Bang & Olufsen BeoPlay H2 Headphones – Plush Portability
- Impressive sound quality
- Stylish good looks
- Soft and pliable earpads
- No Storage Pouch
- Headband covering may get tired
We weren’t expecting anything which would impress us this much; Bang & Olufsen’s products were always to cater primarily for the full size hi-fi market and we were guilty of a touch of cynicism where a B&O headphone was concerned. We certainly stand corrected and they say pride comes before a fall; well now we’ve certainly fallen for the H2!
When the letters ‘B’ and ‘O’ come together the result is usually something that’s less than desirable, but put an ampersand (&) in between and things begin to seem rather more pleasant!
Bang & Olufsen is perhaps best known for its full-sized hi-fi equipment but has produced headphones for the past few years under its B&O PLAY moniker; currently it has an full-sized over-ear model in the H6, the In-Ear H3 and for an on-ear it has brought out the new H2.
Things are kept simple as is B&O’s usual brief; we have the headphones themselves, a cable and a generous 3 year warranty (2 if you don’t register the product online with B&O).
The cable features a 3-button arrangement for use with smartphones and iPhones, though functionality may be limited depending on software.
The earpads are have a very well made and opulent cushioning quality like the KEF M500; good thing too, because at first the headband is very unremitting and springy leading to a lot of clamping power. This should clear up after a couple of days of use.
The fabric covering the headband and the outward-facing part of the earcups is a light beige/manilla colour, leading to some concerns about how they might look after some months’ use. Fortunately darker colours are available if this is a worry. It’s a look sported by the Sennheiser Urbanite range; could this be a new trend?
Tested with an Astell&Kern AK120, the H2 really impresses!
Bass is at the same time voluminous and well controlled; voluminous in the area it occupies within the soundstage. It seems to come from all around! It’s there in quantity as well; giving a definite heavy foot to proceedings, but without damaging the floor.
Midrange is just as big in terms of its depth and width – there’s lots of space in there and the wearer gets a real treat in terms of vocals,details and reverb. They can stray towards peakiness at points but this is heavily dependent on the music and the wearer. B&O have got a nice balance here.

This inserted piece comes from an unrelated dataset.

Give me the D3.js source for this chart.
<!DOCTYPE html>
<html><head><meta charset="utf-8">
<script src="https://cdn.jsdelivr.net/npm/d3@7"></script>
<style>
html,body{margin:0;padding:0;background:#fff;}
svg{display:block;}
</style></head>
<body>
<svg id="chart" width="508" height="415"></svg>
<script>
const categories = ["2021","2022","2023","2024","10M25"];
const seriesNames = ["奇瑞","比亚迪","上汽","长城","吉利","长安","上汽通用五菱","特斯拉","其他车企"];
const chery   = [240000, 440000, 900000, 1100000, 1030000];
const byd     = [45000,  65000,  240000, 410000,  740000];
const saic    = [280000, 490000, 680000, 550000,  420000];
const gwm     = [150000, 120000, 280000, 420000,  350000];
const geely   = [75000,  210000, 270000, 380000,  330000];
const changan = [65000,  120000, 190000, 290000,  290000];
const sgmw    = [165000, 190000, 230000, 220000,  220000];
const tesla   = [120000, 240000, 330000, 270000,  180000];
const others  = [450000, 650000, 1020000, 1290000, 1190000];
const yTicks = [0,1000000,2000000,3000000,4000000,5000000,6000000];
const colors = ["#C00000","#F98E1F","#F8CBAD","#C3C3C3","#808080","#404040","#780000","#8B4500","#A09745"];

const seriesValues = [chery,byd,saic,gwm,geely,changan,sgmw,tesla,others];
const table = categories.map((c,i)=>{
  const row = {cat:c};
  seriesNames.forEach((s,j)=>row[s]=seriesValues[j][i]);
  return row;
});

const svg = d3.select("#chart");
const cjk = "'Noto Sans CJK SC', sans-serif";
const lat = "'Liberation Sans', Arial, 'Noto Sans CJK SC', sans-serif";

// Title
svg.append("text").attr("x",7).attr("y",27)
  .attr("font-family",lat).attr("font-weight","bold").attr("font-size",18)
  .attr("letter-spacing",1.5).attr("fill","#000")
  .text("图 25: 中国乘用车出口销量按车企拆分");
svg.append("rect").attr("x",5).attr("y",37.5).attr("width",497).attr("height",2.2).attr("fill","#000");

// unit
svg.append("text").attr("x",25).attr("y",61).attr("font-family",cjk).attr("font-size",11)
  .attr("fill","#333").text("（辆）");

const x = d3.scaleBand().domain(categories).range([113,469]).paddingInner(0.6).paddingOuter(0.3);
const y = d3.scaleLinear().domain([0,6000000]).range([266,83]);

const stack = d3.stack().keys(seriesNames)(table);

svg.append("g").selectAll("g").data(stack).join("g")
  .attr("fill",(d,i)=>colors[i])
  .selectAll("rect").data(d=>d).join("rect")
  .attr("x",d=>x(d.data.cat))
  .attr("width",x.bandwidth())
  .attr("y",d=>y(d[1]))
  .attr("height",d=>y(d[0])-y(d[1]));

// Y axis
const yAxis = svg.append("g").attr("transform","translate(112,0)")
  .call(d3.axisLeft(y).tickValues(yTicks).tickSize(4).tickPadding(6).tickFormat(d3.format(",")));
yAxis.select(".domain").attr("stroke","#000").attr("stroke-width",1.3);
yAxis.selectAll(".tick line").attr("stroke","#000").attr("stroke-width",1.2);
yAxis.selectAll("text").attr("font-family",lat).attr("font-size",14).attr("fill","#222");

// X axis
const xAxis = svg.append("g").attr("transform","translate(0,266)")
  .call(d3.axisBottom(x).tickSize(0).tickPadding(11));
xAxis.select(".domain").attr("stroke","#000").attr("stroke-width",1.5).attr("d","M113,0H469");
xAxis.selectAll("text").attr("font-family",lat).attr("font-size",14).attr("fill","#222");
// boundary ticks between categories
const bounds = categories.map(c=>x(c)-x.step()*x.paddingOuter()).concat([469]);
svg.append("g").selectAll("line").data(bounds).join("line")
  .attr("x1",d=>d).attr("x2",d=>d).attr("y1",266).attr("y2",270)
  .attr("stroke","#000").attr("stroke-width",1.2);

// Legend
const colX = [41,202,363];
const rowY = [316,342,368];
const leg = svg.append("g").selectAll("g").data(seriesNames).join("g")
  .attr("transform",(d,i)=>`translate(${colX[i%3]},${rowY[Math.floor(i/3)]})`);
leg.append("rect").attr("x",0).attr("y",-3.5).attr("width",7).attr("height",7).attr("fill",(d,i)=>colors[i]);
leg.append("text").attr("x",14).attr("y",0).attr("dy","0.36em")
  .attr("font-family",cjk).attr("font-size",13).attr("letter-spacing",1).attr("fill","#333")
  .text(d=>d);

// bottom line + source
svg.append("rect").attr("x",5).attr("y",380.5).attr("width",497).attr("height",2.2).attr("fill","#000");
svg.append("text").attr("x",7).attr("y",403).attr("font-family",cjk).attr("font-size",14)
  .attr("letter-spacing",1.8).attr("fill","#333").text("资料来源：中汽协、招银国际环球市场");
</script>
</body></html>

Treble is toned down making for a warm presentation overall, and one which really works for most genres. Details and harmonics are complemented without sacrificing listening comfort.

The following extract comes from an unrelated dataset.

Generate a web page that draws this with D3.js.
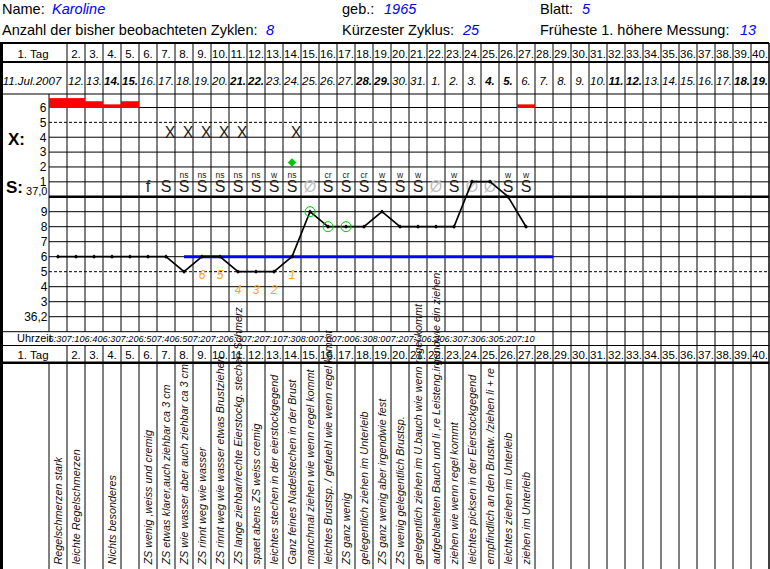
<!DOCTYPE html>
<html><head><meta charset="utf-8">
<script src="https://cdn.jsdelivr.net/npm/d3@7"></script>
<style>
body{margin:0;background:#fff}
svg{display:block}
text{font-family:Arial,"Liberation Sans",sans-serif}
</style>
</head><body>
<svg id="c" width="770" height="569"></svg>
<script>
// ---------------- DATA ----------------
const headerRow1 = [["Name:", "Karoline"], ["geb.:", "1965"], ["Blatt:", "5"]];
const headerRow2 = [["Anzahl der bisher beobachteten Zyklen:", "8"], ["Kürzester Zyklus:", "25"], ["Früheste 1. höhere Messung:", "13"]];

const days = [1,2,3,4,5,6,7,8,9,10,11,12,13,14,15,16,17,18,19,20,21,22,23,24,25,26,27,28,29,30,31,32,33,34,35,36,37,38,39,40];
const dayLabels = ["1. Tag","2.","3.","4.","5.","6.","7.","8.","9.","10.","11.","12.","13.","14.","15.","16.","17.","18.","19.","20.",
  "21.","22.","23.","24.","25.","26.","27.","28.","29.","30.","31.","32.","33.","34.","35.","36.","37.","38.","39.","40."];
const dateLabels = ["11.Jul.2007","12.","13.","14.","15.","16.","17.","18.","19.","20.","21.","22.","23.","24.","25.","26.","27.","28.","29.","30.",
  "31.","1.","2.","3.","4.","5.","6.","7.","8.","9.","10.","11.","12.","13.","14.","15.","16.","17.","18.","19."];
const weekendDays = [4,5,11,12,18,19,25,26,32,33,39,40];

const xTicks = [6,5,4,3,2,1];
const tempTicks = [37.0,36.9,36.8,36.7,36.6,36.5,36.4,36.3,36.2];
const tempTickLabels = ["37,0","9","8","7","6","5","4","3","36,2"];

const temps = [36.6,36.6,36.6,36.6,36.6,36.6,36.6,36.5,36.6,36.6,36.5,36.5,36.5,36.6,36.9,36.8,36.8,36.8,36.9,36.8,36.8,36.8,36.8,37.1,37.1,37.0,36.8];
const times = ["6:30","7:10","6:40","6:30","7:20","6:50","7:40","6:50","7:20","7:20","6:30","7:20","7:10","7:30","8:00","7:00","7:00","6:30","8:00","7:20","7:30","6:30","6:30","7:30","6:30","5:20","7:10"];
const bleeding = [3,3,2,1,2,0,0,0,0,0,0,0,0,0,0,0,0,0,0,0,0,0,0,0,0,0,1];
const mucus    = ["","","","","","f","S","S","S","S","S","S","S","S","Ø","S","S","S","S","S","S","Ø","S","Ø","Ø","S","S"];
const mucusSup = ["","","","","","","","ns","ns","ns","ns","ns","w","ns","","cr","cr","cr","w","w","w","","w","","","w","w"];
const xDays = [7,8,9,10,11,14];
const higherDays = [15,16,17];
const peakDay = 14;
const lowDays = [9,10,11,12,13,14];
const lowLabels = ["6","5","4","3","2","1"];
const coverTemp = 36.6, coverFrom = 8, coverTo = 28;
const notes = [
  "Regelschmerzen stark",
  "leichte Regelschmerzen",
  "",
  "Nichts besonderes",
  "",
  "ZS wenig ,weiss und cremig",
  "ZS etwas klarer,auch ziehbar ca 3 cm",
  "ZS wie wasser aber auch ziehbar ca 3 cm",
  "ZS rinnt weg wie wasser",
  "ZS rinnt weg wie wasser etwas Brustziehen",
  "ZS lange ziehbar/rechte Eierstockg. stechen Schmerz",
  "spaet abens ZS weiss cremig",
  "leichtes stechen in der eierstockgegend",
  "Ganz feines Nadelstechen in der Brust",
  "manchmal ziehen wie wenn regel kommt",
  "leichtes Brustsp. / gefuehl wie wenn regel kommt",
  "ZS ganz wenig",
  "gelegentlich ziehen im Unterleib",
  "ZS ganz wenig aber irgendwie fest",
  "ZS wenig gelegentlich Brustsp.",
  "gelegentlich ziehen im U.bauch wie wenn regel kommt",
  "aufgeblaehten Bauch und li ,re Leisteng.irgendwie ein ziehen",
  "ziehen wie wenn regel kommt",
  "leichtes picksen in der Eierstockgegend",
  "empfindlich an den Brustw. /ziehen li + re",
  "leichtes ziehen im Unterleib",
  "ziehen im Unterleib"
];

// ---------------- LAYOUT ----------------
const svg = d3.select("#c");
const W = 769, LEFT = 49;
const x = d3.scaleBand().domain(days).range([LEFT, W]).paddingInner(0).paddingOuter(0);
const bw = x.bandwidth();
const cx = d => x(d) + bw / 2;
const yX = d3.scaleLinear().domain([0, 6]).range([196.7, 107.5]);
const yT = d3.scaleLinear().domain([36.1, 37.0]).range([331.7, 196.7]);
const yB = d3.scaleLinear().domain([0, 3]).range([0, 9.4]);

const TOP = 43, ROW1 = 62, ROW2 = 94, UHR = yT(36.1), TAG2 = 345.5, NOTE = 362.7, BOT = 569;
const BLUE = "#0000ff", ORANGE = "#ff9f1a", GREEN = "#00c800";

svg.append("rect").attr("width", 770).attr("height", 569).attr("fill", "#fff");
const g = svg.append("g");
const hline = (y, x1, x2, w, dash) => g.append("line").attr("x1", x1).attr("x2", x2).attr("y1", y).attr("y2", y)
  .attr("stroke", "#000").attr("stroke-width", w || 1).attr("stroke-dasharray", dash || null);
const vline = (xx, y1, y2, w) => g.append("line").attr("x1", xx).attr("x2", xx).attr("y1", y1).attr("y2", y2)
  .attr("stroke", "#000").attr("stroke-width", w || 1);

// vertical grid lines
days.forEach(d => {
  const xr = x(d) + bw;
  vline(xr, TOP, ROW2);
  vline(xr, ROW2, UHR);
  if (xr >= x(coverTo) + bw) vline(xr, UHR, TAG2);
  vline(xr, TAG2, BOT);
});
vline(LEFT, ROW2, UHR);
vline(LEFT, NOTE, BOT);

// horizontal lines
xTicks.forEach(v => hline(yX(v), LEFT, W, 1, v === 5 ? "3,2" : null));
tempTicks.forEach(t => hline(yT(t), LEFT, W, t === 37.0 ? 2.6 : 1, Math.abs(t - 36.5) < 1e-6 ? "3,2" : null));
hline(TOP, 0, W, 2);
hline(ROW1, 0, W, 2);
hline(ROW2, 0, W, 1);
hline(UHR, 0, W, 1);
hline(TAG2, 0, W, 1);
hline(NOTE, 0, W, 2.4);
vline(1.5, TOP - 1, BOT, 3);
vline(W, TOP, BOT, 1);

// ---------------- HEADER TEXT ----------------
const hdrX1 = [2, 342, 540], hdrV1 = [52, 384, 582];
const hdrV2 = [266, 463, 740];
headerRow1.forEach((p, i) => {
  svg.append("text").attr("x", hdrX1[i]).attr("y", 14).attr("font-size", 14.5).text(p[0]);
  svg.append("text").attr("x", hdrV1[i]).attr("y", 14).attr("font-size", 14.5).attr("font-style", "italic").attr("fill", BLUE).text(p[1]);
});
headerRow2.forEach((p, i) => {
  svg.append("text").attr("x", hdrX1[i]).attr("y", 34.5).attr("font-size", 14.5).text(p[0]);
  svg.append("text").attr("x", hdrV2[i]).attr("y", 34.5).attr("font-size", 14.5).attr("font-style", "italic").attr("fill", BLUE).text(p[1]);
});

// day number rows (top and bottom)
const tagRow = (yBase) => {
  days.forEach((d, i) => {
    const xc = i === 0 ? 33 : cx(d);
    svg.append("text").attr("x", xc).attr("y", yBase).attr("text-anchor", "middle").attr("font-size", 11.5).text(dayLabels[i]);
  });
};
tagRow(57.5);
tagRow(TAG2 + 13);

// date row
days.forEach((d, i) => {
  const xc = i === 0 ? 32 : cx(d);
  svg.append("text").attr("x", xc).attr("y", 84.5).attr("text-anchor", "middle")
    .attr("font-size", 11.5).attr("font-style", "italic")
    .attr("font-weight", weekendDays.includes(d) ? "bold" : null).text(dateLabels[i]);
});

// ---------------- AXIS LABELS ----------------
svg.append("text").attr("x", 8).attr("y", 145).attr("font-size", 17).attr("font-weight", "bold").text("X:");
svg.append("text").attr("x", 6).attr("y", 193).attr("font-size", 17).attr("font-weight", "bold").text("S:");
xTicks.forEach(v => svg.append("text").attr("x", 46.5).attr("y", yX(v)).attr("dy", "0.36em")
  .attr("text-anchor", "end").attr("font-size", 12).text(v));
tempTicks.forEach((t, i) => svg.append("text").attr("x", 47.5).attr("y", i === 0 ? yT(t) - 5.5 : yT(t)).attr("dy", "0.36em")
  .attr("text-anchor", "end").attr("font-size", i === 0 ? 11 : 12).text(tempTickLabels[i]));

// ---------------- MARKS ----------------
bleeding.forEach((b, i) => {
  if (!b) return;
  const d = days[i];
  svg.append("rect").attr("x", x(d)).attr("width", bw).attr("y", yX(6) - yB(b)).attr("height", yB(b) + 0.5).attr("fill", "#ff0000");
});

xDays.forEach(d => svg.append("text").attr("x", cx(d) + 4).attr("y", yX(4) + 0.3).attr("text-anchor", "middle")
  .attr("font-size", 16).attr("fill", "#222").text("X"));

svg.append("path").attr("transform", `translate(${cx(peakDay)},${yX(2.3)})`)
  .attr("d", d3.symbol(d3.symbolDiamond2, 46)()).attr("fill", GREEN);

mucus.forEach((m, i) => {
  if (!m) return;
  const d = days[i];
  svg.append("text").attr("x", cx(d)).attr("y", 191.6).attr("text-anchor", "middle").attr("font-size", 16)
    .attr("fill", m === "Ø" ? "#c0c0c0" : "#222").text(m);
  if (mucusSup[i]) svg.append("text").attr("x", cx(d)).attr("y", 178.3).attr("text-anchor", "middle")
    .attr("font-size", 8.5).attr("fill", "#222").text(mucusSup[i]);
});

svg.append("line").attr("x1", cx(coverFrom)).attr("x2", x(coverTo) + bw).attr("y1", yT(coverTemp)).attr("y2", yT(coverTemp))
  .attr("stroke", BLUE).attr("stroke-width", 3);

const tdata = temps.map((t, i) => ({day: days[i], t}));
svg.append("path").datum(tdata)
  .attr("d", d3.line().x(p => cx(p.day)).y(p => yT(p.t)))
  .attr("fill", "none").attr("stroke", "#000").attr("stroke-width", 1.7).attr("stroke-linejoin", "round");
svg.selectAll("path.pt").data(tdata).join("path").attr("class", "pt")
  .attr("transform", p => `translate(${cx(p.day)},${yT(p.t)})`)
  .attr("d", d3.symbol(d3.symbolDiamond2, 12)()).attr("fill", "#000");

higherDays.forEach(d => svg.append("circle").attr("cx", cx(d)).attr("cy", yT(temps[d - 1])).attr("r", 5)
  .attr("fill", "none").attr("stroke", GREEN).attr("stroke-width", 1));

lowDays.forEach((d, i) => svg.append("text").attr("x", cx(d)).attr("y", yT(temps[d - 1]) + 18).attr("dy", "0.36em")
  .attr("text-anchor", "middle").attr("font-size", 12).attr("font-style", "italic").attr("fill", ORANGE).text(lowLabels[i]));

svg.append("text").attr("x", 17).attr("y", UHR + 10.5).attr("font-size", 11).text("Uhrzeit");
times.forEach((tm, i) => svg.append("text").attr("x", x(days[i]) + bw - 0.5).attr("y", UHR + 10.5).attr("text-anchor", "end")
  .attr("font-size", 9.2).attr("font-style", "italic").text(tm));

notes.forEach((n, i) => {
  if (!n) return;
  svg.append("text").attr("transform", `translate(${cx(days[i])},564.5) rotate(-90)`).attr("dy", "0.36em")
    .attr("font-size", 10.8).attr("font-style", "italic").attr("fill", "#111").text(n);
});
</script>
</body></html>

Soundstage and separation are very good also; hard panned instruments leap out and vie for attention from the shoulders, along with subtle details not usually encountered with on-ear portables.
With the BeoPlay (B&O Play) H2, Bang & Olufsen stake their claim in the portable headphone market. It’s often attacked as trading on a well-known name rather than great products, but we beg to differ. Having tried the H2 we recognise a B&O headphone by any other name would smell as sweet!